Let’s help these commonsense reforms get across the finish line. Action Alert!
Recently, the House of Representatives approved legislation that would extend until 2024 changes in the rules to allow more access to telehealth. Expanded access to telehealth offers an opportunity to lower healthcare costs, so it is critical to support this and related bills in Congress.
We covered this issue a few months ago. Before the pandemic, regulators and lawmakers intentionally made it difficult for Americans to take advantage of the lower costs of telehealth, fearing widespread telehealth use would lead to more spending on unnecessary health care. Medicare, which often sets the tone for insurers across the country, banned clinicians from delivering telehealth outside of rural areas and prohibited patients from receiving telehealth within their homes.

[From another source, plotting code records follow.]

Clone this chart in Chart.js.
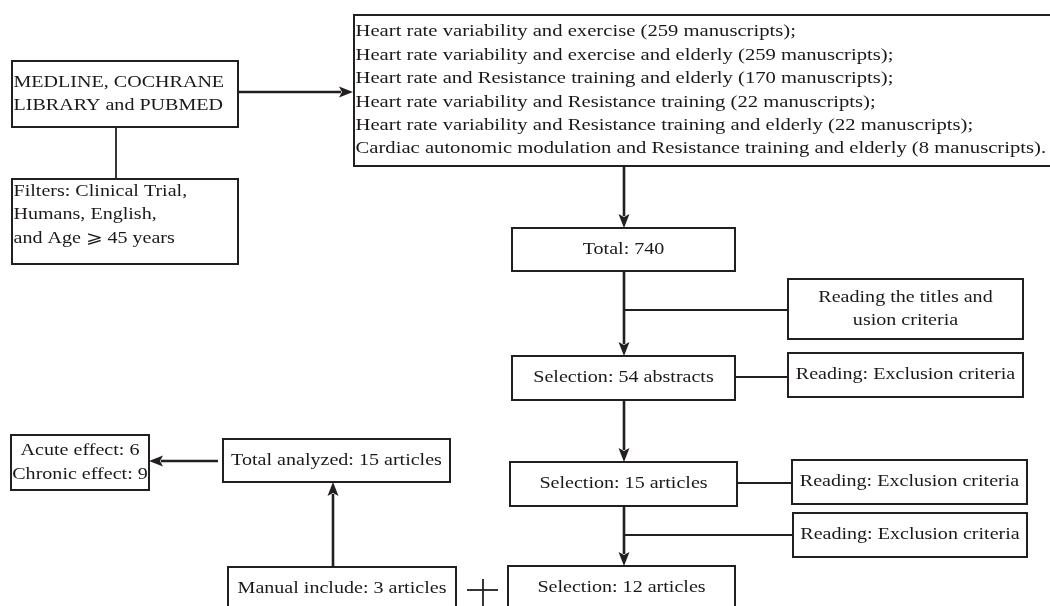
<!DOCTYPE html>
<html>
<head>
<meta charset="utf-8">
<script src="https://cdn.jsdelivr.net/npm/chart.js@4.4.1/dist/chart.umd.min.js"></script>
<style>
html,body{margin:0;padding:0;background:#fff;}
#wrap{width:1050px;height:606px;}
</style>
</head>
<body>
<div id="wrap"><canvas id="c" width="1050" height="606"></canvas></div>
<script>
// ---------- DATA ----------
const sourceLines = ["MEDLINE, COCHRANE", "LIBRARY and PUBMED"];
const filterLines = ["Filters: Clinical Trial,", "Humans, English,", "and Age \u2A7E 45 years"];
const searchTerms = [
  "Heart rate variability and exercise",
  "Heart rate variability and exercise and elderly",
  "Heart rate and Resistance training and elderly",
  "Heart rate variability and Resistance training",
  "Heart rate variability and Resistance training and elderly",
  "Cardiac autonomic modulation and Resistance training and elderly"
];
const searchCounts = [259, 259, 170, 22, 22, 8];
const stageNames = ["Total", "Selection", "Selection", "Selection"];
const stageCounts = [740, 54, 15, 12];
const stageUnits = ["", "abstracts", "articles", "articles"];
const screeningNotes = [
  ["Reading the titles and", "usion criteria"],
  ["Reading: Exclusion criteria"],
  ["Reading: Exclusion criteria"],
  ["Reading: Exclusion criteria"]
];
const manualLabel = "Manual include";
const manualCount = 3;
const analyzedLabel = "Total analyzed";
const analyzedCount = 15;
const effectNames = ["Acute effect", "Chronic effect"];
const effectCounts = [6, 9];

// ---------- LAYOUT (data units on hidden 0..1050 / 0..606 scales) ----------
const layout = {
  source:   [12, 61, 238, 127],
  filters:  [12, 179, 238, 264],
  search:   [354, 15, 1052, 166],
  stages:   [[512, 228, 735, 271], [512, 356, 735, 400], [510, 462, 737, 506], [508, 566, 735, 610]],
  notes:    [[788, 279, 1023, 339], [788, 353, 1023, 397], [792, 460, 1027, 504], [793, 513, 1027, 557]],
  manual:   [228, 567, 456, 611],
  analyzed: [223, 439, 450, 482],
  effects:  [11, 435, 149, 490]
};
const arrows = [
  [238, 92, 353, 92], [624, 166, 624, 228], [624, 271, 624, 356],
  [624, 400, 624, 462], [624, 506, 624, 566], [333, 567, 333, 482], [218, 461, 149, 461]
];
const links = [
  [116, 127, 116, 179], [624, 310, 788, 310], [735, 377, 788, 377],
  [737, 483, 792, 483], [624, 535, 793, 535],
  [467, 590, 498, 590], [483, 579, 483, 606]
];

const INK = '#231f20';
const TEXT_INK = '#1c1819';
const FONT = '17px "Liberation Serif", "Times New Roman", serif';
const HSCALE = 1.18;
const HSCALE_SEARCH = 1.215;
const LH = 23.4;

function buildTexts() {
  const t = [];
  t.push({box: layout.source, lines: sourceLines, align: 'left', hs: HSCALE});
  t.push({box: layout.filters, lines: filterLines, align: 'lefttop', hs: HSCALE});
  t.push({box: layout.search, lines: searchTerms.map((s, i) => s + ' (' + searchCounts[i] + ' manuscripts)' + (i === searchTerms.length - 1 ? '.' : ';')), align: 'left', hs: HSCALE_SEARCH});
  stageNames.forEach((n, i) => t.push({box: layout.stages[i], lines: [n + ': ' + stageCounts[i] + (stageUnits[i] ? ' ' + stageUnits[i] : '')], align: 'center', hs: HSCALE}));
  screeningNotes.forEach((n, i) => t.push({box: layout.notes[i], lines: n, align: 'center', hs: HSCALE}));
  t.push({box: layout.manual, lines: [manualLabel + ': ' + manualCount + ' articles'], align: 'center', hs: HSCALE});
  t.push({box: layout.analyzed, lines: [analyzedLabel + ': ' + analyzedCount + ' articles'], align: 'center', hs: HSCALE});
  t.push({box: layout.effects, lines: effectNames.map((n, i) => n + ': ' + effectCounts[i]), align: 'center', hs: HSCALE});
  return t;
}

const flowPlugin = {
  id: 'flow',
  afterDatasetsDraw(chart) {
    const ctx = chart.ctx, xs = chart.scales.x, ys = chart.scales.y;
    const px = v => xs.getPixelForValue(v), py = v => ys.getPixelForValue(v);
    ctx.save();
    ctx.strokeStyle = INK; ctx.fillStyle = INK;
    const boxes = [layout.source, layout.filters, layout.search, ...layout.stages, ...layout.notes, layout.manual, layout.analyzed, layout.effects];
    ctx.lineWidth = 2;
    boxes.forEach(b => {
      const x0 = px(b[0]), y0 = py(b[1]), x1 = px(b[2]), y1 = py(b[3]);
      ctx.strokeRect(x0, y0, x1 - x0, y1 - y0);
    });
    ctx.lineWidth = 1.8;
    links.forEach(l => {
      ctx.beginPath(); ctx.moveTo(px(l[0]), py(l[1])); ctx.lineTo(px(l[2]), py(l[3])); ctx.stroke();
    });
    ctx.lineWidth = 2.6;
    arrows.forEach(a => {
      const x0 = px(a[0]), y0 = py(a[1]), x1 = px(a[2]), y1 = py(a[3]);
      const ang = Math.atan2(y1 - y0, x1 - x0), L = 14, W = 5.5;
      const bx = x1 - L * Math.cos(ang), by = y1 - L * Math.sin(ang);
      ctx.beginPath(); ctx.moveTo(x0, y0); ctx.lineTo(bx + 2 * Math.cos(ang), by + 2 * Math.sin(ang)); ctx.stroke();
      ctx.beginPath();
      ctx.moveTo(x1, y1);
      ctx.lineTo(bx + W * Math.sin(ang), by - W * Math.cos(ang));
      ctx.lineTo(bx + 3 * Math.cos(ang), by + 3 * Math.sin(ang));
      ctx.lineTo(bx - W * Math.sin(ang), by + W * Math.cos(ang));
      ctx.closePath(); ctx.fill();
    });
    ctx.font = FONT; ctx.textBaseline = 'middle'; ctx.fillStyle = TEXT_INK;
    buildTexts().forEach(t => {
      const b = t.box;
      const x0 = px(b[0]), y0 = py(b[1]), x1 = px(b[2]), y1 = py(b[3]);
      const n = t.lines.length;
      let first;
      if (t.align === 'lefttop') first = y0 + 12.5;
      else first = (y0 + y1) / 2 - (n - 1) * LH / 2;
      t.lines.forEach((s, i) => {
        const y = first + i * LH;
        ctx.save();
        if (t.align === 'center') {
          ctx.textAlign = 'center';
          ctx.translate((x0 + x1) / 2, y);
        } else {
          ctx.textAlign = 'left';
          ctx.translate(x0 + 1.5, y);
        }
        ctx.scale(t.hs, 1);
        ctx.fillText(s, 0, 0);
        ctx.restore();
      });
    });
    ctx.restore();
  }
};

new Chart(document.getElementById('c'), {
  type: 'scatter',
  data: { datasets: [{ data: [], pointRadius: 0 }] },
  options: {
    responsive: false,
    animation: false,
    events: [],
    layout: { padding: 0 },
    plugins: { legend: { display: false }, tooltip: { enabled: false } },
    scales: {
      x: { type: 'linear', min: 0, max: 1050, display: false },
      y: { type: 'linear', min: 0, max: 606, reverse: true, display: false }
    }
  },
  plugins: [flowPlugin]
});
</script>
</body>
</html>
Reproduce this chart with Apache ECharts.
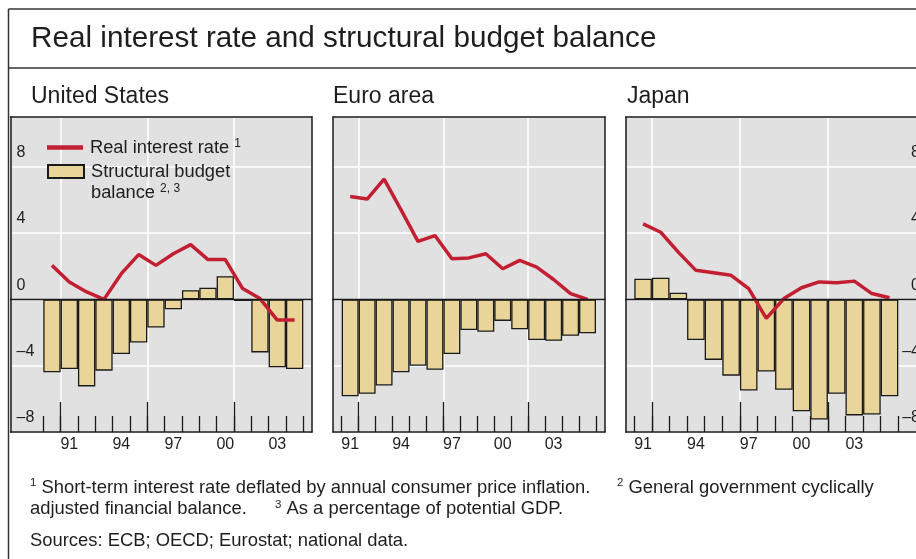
<!DOCTYPE html>
<html>
<head>
<meta charset="utf-8">
<script src="https://cdn.jsdelivr.net/npm/echarts@6/dist/echarts.min.js"></script>
<style>
html,body{margin:0;padding:0;background:#fff;}
#c{width:916px;height:559px;}
</style>
</head>
<body>
<div id="c"></div>
<script>
// ---------- data ----------
const usYears   = [1990,1991,1992,1993,1994,1995,1996,1997,1998,1999,2000,2001,2002,2003,2004];
const usBudget  = [-4.4,-4.2,-5.25,-4.3,-3.3,-2.6,-1.7,-0.6,0.55,0.7,1.4,-0.1,-3.2,-4.1,-4.2];
const usRate    = [2.05,1.05,0.45,0.0,1.55,2.7,2.05,2.75,3.3,2.4,2.4,0.65,0.05,-1.25,-1.25];

const euYears   = [1991,1992,1993,1994,1995,1996,1997,1998,1999,2000,2001,2002,2003,2004,2005];
const euBudget  = [-5.85,-5.7,-5.2,-4.4,-4.0,-4.25,-3.3,-1.85,-1.95,-1.3,-1.8,-2.45,-2.5,-2.2,-2.05];
const euRate    = [6.2,6.05,7.25,5.4,3.5,3.85,2.45,2.5,2.75,1.85,2.35,1.95,1.2,0.35,0.0];

const jpYears   = [1991,1992,1993,1994,1995,1996,1997,1998,1999,2000,2001,2002,2003,2004,2005];
const jpBudget  = [1.25,1.3,0.4,-2.45,-3.65,-4.6,-5.5,-4.35,-5.45,-6.75,-7.25,-5.7,-7.0,-6.95,-5.85];
const jpRate    = [4.55,4.05,2.85,1.75,1.6,1.45,0.65,-1.15,0.05,0.7,1.05,1.0,1.1,0.35,0.1];

const xLabelYears = [1991,1994,1997,2000,2003];
const yTickValues = [-8,-4,0,4,8];
const yMin = -8, yMax = 11;

const seriesNames = ['Real interest rate', 'Structural budget balance'];
const panelTitles = ['United States', 'Euro area', 'Japan'];

// ---------- layout / style ----------
const FONT = 'Liberation Sans, Arial, Helvetica, sans-serif';
const TXT = '#1e1e1e';
const BG = '#e1e1e1';
const BAR = '#e9d49a';
const RED = '#c21f32';
const INK = '#1a1a1a';
const W = 916, H = 559, plotTop = 117, plotBottom = 432;
const majorFrom = 1, majorStep = 5, majorCount = 2; // long ticks/gridlines at band boundaries 1, 6, 11

const panels = [
  {years: usYears, budget: usBudget, rate: usRate, plotL: 10.5, plotR: 312, dataL: 43.3, dataR: 303.3, labels: 'left',  titleX: 31},
  {years: euYears, budget: euBudget, rate: euRate, plotL: 333,  plotR: 605, dataL: 341.7, dataR: 596,  labels: null,    titleX: 333},
  {years: jpYears, budget: jpBudget, rate: jpRate, plotL: 625.7, plotR: 926, dataL: 634.3, dataR: 898.3, labels: 'right', titleX: 627}
];

const grid = [], xAxis = [], yAxis = [], series = [];
const fmtY = v => yTickValues.indexOf(v) >= 0 ? (v < 0 ? '\u2013' + (-v) : String(v)) : '';
const hidden = () => ({axisLine: {show: false, onZero: false}, axisTick: {show: false}, axisLabel: {show: false}, splitLine: {show: false}});
const vBox = {top: plotTop, height: plotBottom - plotTop, outerBoundsMode: 'none', containLabel: false};

panels.forEach((p, i) => {
  const band = (p.dataR - p.dataL) / p.years.length;

  // frame grid
  const fg = grid.length;
  grid.push(Object.assign({left: p.plotL, width: p.plotR - p.plotL, show: true, backgroundColor: BG, borderWidth: 0}, vBox));
  // major-grid grid (spans from first to last major boundary)
  const mg = grid.length;
  grid.push(Object.assign({left: p.dataL + majorFrom * band, width: majorStep * majorCount * band, show: false}, vBox));
  // data grid
  const dg = grid.length;
  grid.push(Object.assign({left: p.dataL, width: p.dataR - p.dataL, show: false}, vBox));

  // vertical white gridlines
  xAxis.push(Object.assign(hidden(), {type: 'value', gridIndex: mg, position: 'bottom', min: 0, max: majorStep * majorCount, interval: majorStep, z: 0,
    splitLine: {show: true, showMinLine: true, showMaxLine: true, lineStyle: {color: '#ffffff', width: 1.5}}}));
  // long ticks
  xAxis.push(Object.assign(hidden(), {type: 'value', gridIndex: mg, position: 'bottom', min: 0, max: majorStep * majorCount, interval: majorStep, z: 1,
    axisTick: {show: true, inside: true, length: 30, lineStyle: {color: INK, width: 1.3}}}));
  yAxis.push({type: 'value', gridIndex: mg, min: yMin, max: yMax, show: false});

  // zero line
  xAxis.push(Object.assign(hidden(), {type: 'value', gridIndex: fg, position: 'bottom', min: 0, max: 1, z: 4,
    axisLine: {show: true, onZero: true, lineStyle: {color: INK, width: 1.3}}}));
  // frame top & bottom
  xAxis.push(Object.assign(hidden(), {type: 'value', gridIndex: fg, position: 'top', min: 0, max: 1, z: 5,
    axisLine: {show: true, onZero: false, lineStyle: {color: INK, width: 1.5}}}));
  xAxis.push(Object.assign(hidden(), {type: 'value', gridIndex: fg, position: 'bottom', min: 0, max: 1, z: 5,
    axisLine: {show: true, onZero: false, lineStyle: {color: INK, width: 1.5}}}));

  // horizontal gridlines + labels
  yAxis.push(Object.assign(hidden(), {type: 'value', gridIndex: fg, position: p.labels === 'right' ? 'right' : 'left',
    min: yMin, max: yMax, interval: 4, z: 0,
    splitLine: {show: true, lineStyle: {color: '#ffffff', width: 1.5}},
    axisLabel: {show: !!p.labels, inside: true, margin: 6, formatter: fmtY, color: TXT, fontFamily: FONT, fontSize: 16,
      lineHeight: 16, verticalAlign: 'bottom', padding: [0, 0, 6, 0]}}));
  // frame left & right
  yAxis.push(Object.assign(hidden(), {type: 'value', gridIndex: fg, position: 'left', min: yMin, max: yMax, z: 5,
    axisLine: {show: true, onZero: false, lineStyle: {color: INK, width: 1.5}}}));
  yAxis.push(Object.assign(hidden(), {type: 'value', gridIndex: fg, position: 'right', min: yMin, max: yMax, z: 5,
    axisLine: {show: true, onZero: false, lineStyle: {color: INK, width: 1.5}}}));

  // data axes
  const dx = xAxis.length;
  xAxis.push({type: 'category', gridIndex: dg, data: p.years, boundaryGap: true, z: 1, position: 'bottom',
    axisLine: {show: false, onZero: false},
    axisTick: {show: true, inside: true, length: 16, interval: 0, lineStyle: {color: INK, width: 1.3}},
    axisLabel: {show: true, interval: (idx, val) => xLabelYears.indexOf(Number(val)) >= 0,
      formatter: v => String(v).slice(-2), margin: 5, lineHeight: 16,
      color: TXT, fontFamily: FONT, fontSize: 16},
    splitLine: {show: false}});
  const dy = yAxis.length;
  yAxis.push({type: 'value', gridIndex: dg, min: yMin, max: yMax, show: false});

  series.push({name: seriesNames[1], type: 'bar', xAxisIndex: dx, yAxisIndex: dy, data: p.budget,
    barCategoryGap: '0%', z: 2,
    itemStyle: {color: BAR, borderColor: INK, borderWidth: 1.3}});
  series.push({name: seriesNames[0], type: 'line', xAxisIndex: dx, yAxisIndex: dy, data: p.rate,
    symbol: 'none', showSymbol: false, z: 3, lineStyle: {color: RED, width: 3.5}, itemStyle: {color: RED}});
});

const supRich = {s: {fontSize: 11.5, fontFamily: FONT, color: TXT, verticalAlign: 'top', lineHeight: 11}};
const titles = [
  {text: 'Real interest rate and structural budget balance', left: 31, top: 22, padding: 0,
   textStyle: {fontFamily: FONT, fontSize: 29.7, fontWeight: 'normal', color: TXT, lineHeight: 34}}
];
panels.forEach((p, i) => titles.push({text: panelTitles[i], left: p.titleX, top: 82.5, padding: 0,
  textStyle: {fontFamily: FONT, fontSize: 23, fontWeight: 'normal', color: TXT, lineHeight: 28}}));
const foot = (text, left, top) => ({text, left, top, padding: 0,
  textStyle: {fontFamily: FONT, fontSize: 18.4, fontWeight: 'normal', color: TXT, lineHeight: 21, rich: supRich}});
titles.push(foot('{s|1} Short-term interest rate deflated by annual consumer price inflation.', 30, 477));
titles.push(foot('{s|2} General government cyclically', 617, 477));
titles.push(foot('adjusted financial balance.', 30, 498.5));
titles.push(foot('{s|3} As a percentage of potential GDP.', 275, 498.5));
titles.push(foot('Sources: ECB; OECD; Eurostat; national data.', 30, 530.5));

const legRich = {s: {fontSize: 12, fontFamily: FONT, color: TXT, verticalAlign: 'top', lineHeight: 11, padding: [1, 0, 0, 0]}};
const legends = [
  {data: [{name: seriesNames[0], icon: 'rect'}], left: 47, top: 137, padding: 0, itemWidth: 36, itemHeight: 4.5,
   formatter: n => 'Real interest rate {s|1}', selectedMode: false,
   textStyle: {fontFamily: FONT, fontSize: 18.3, color: TXT, lineHeight: 21, rich: legRich, padding: [0, 0, 0, 2]}},
  {data: [{name: seriesNames[1], icon: 'rect'}], left: 47, top: 140, padding: 0, itemWidth: 36, itemHeight: 13,
   formatter: n => '\nStructural budget\nbalance {s|2, 3}', selectedMode: false,
   textStyle: {fontFamily: FONT, fontSize: 18.3, color: TXT, lineHeight: 21, rich: legRich, padding: [0, 0, 0, 2]}}
];

const frame = {type: 'group', silent: true, children: [
  {type: 'line', shape: {x1: 8.5, y1: 9, x2: W, y2: 9}, style: {stroke: '#333', lineWidth: 1.5}},
  {type: 'line', shape: {x1: 8.5, y1: 68, x2: W, y2: 68}, style: {stroke: '#333', lineWidth: 1.5}},
  {type: 'line', shape: {x1: 8.5, y1: 9, x2: 8.5, y2: H}, style: {stroke: '#333', lineWidth: 1.5}}
]};

const chart = echarts.init(document.getElementById('c'), null, {renderer: 'canvas'});
chart.setOption({
  backgroundColor: '#ffffff',
  animation: false,
  title: titles,
  legend: legends,
  grid, xAxis, yAxis, series,
  graphic: [frame]
});
</script>
</body>
</html>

This changed during the pandemic when telehealth allowed greater access to physicians when patients were wary of in-person visits. The public health emergency allowed government regulators to relax a number of restrictions on telehealth services. Pre-pandemic, for example, Medicare would only reimburse for telehealth services in rural areas, and the patient needed to go to a medical facility to receive service—they couldn’t stay at home.
Additionally, there were previously restrictions on where the practitioner could be during the time of the telehealth service. If physicians were dispensing telehealth services while at rural health clinics or federally qualified health centers (FQHCs), which predominantly service disadvantaged communities, they could not get reimbursed from Medicare or Medicaid. These restrictions, too, were relaxed during the pandemic. This has improved health care access for historically marginalized populations. Racial and ethnic minorities are 1.5 to 2 times as likely to suffer from a chronic disease as whites; expanded telehealth can help improve the health of these populations.
The problem is that, once the public health emergency ends, these relaxed rules will disappear. The bill approved by the House would extend many of these changes; other bills percolating in Congress would make the changes permanent.
The US spends significantly more money on healthcare than any other industrialized country. There are many reasons for this, but we must embrace policies like expanded telehealth access that give patients cost-saving options.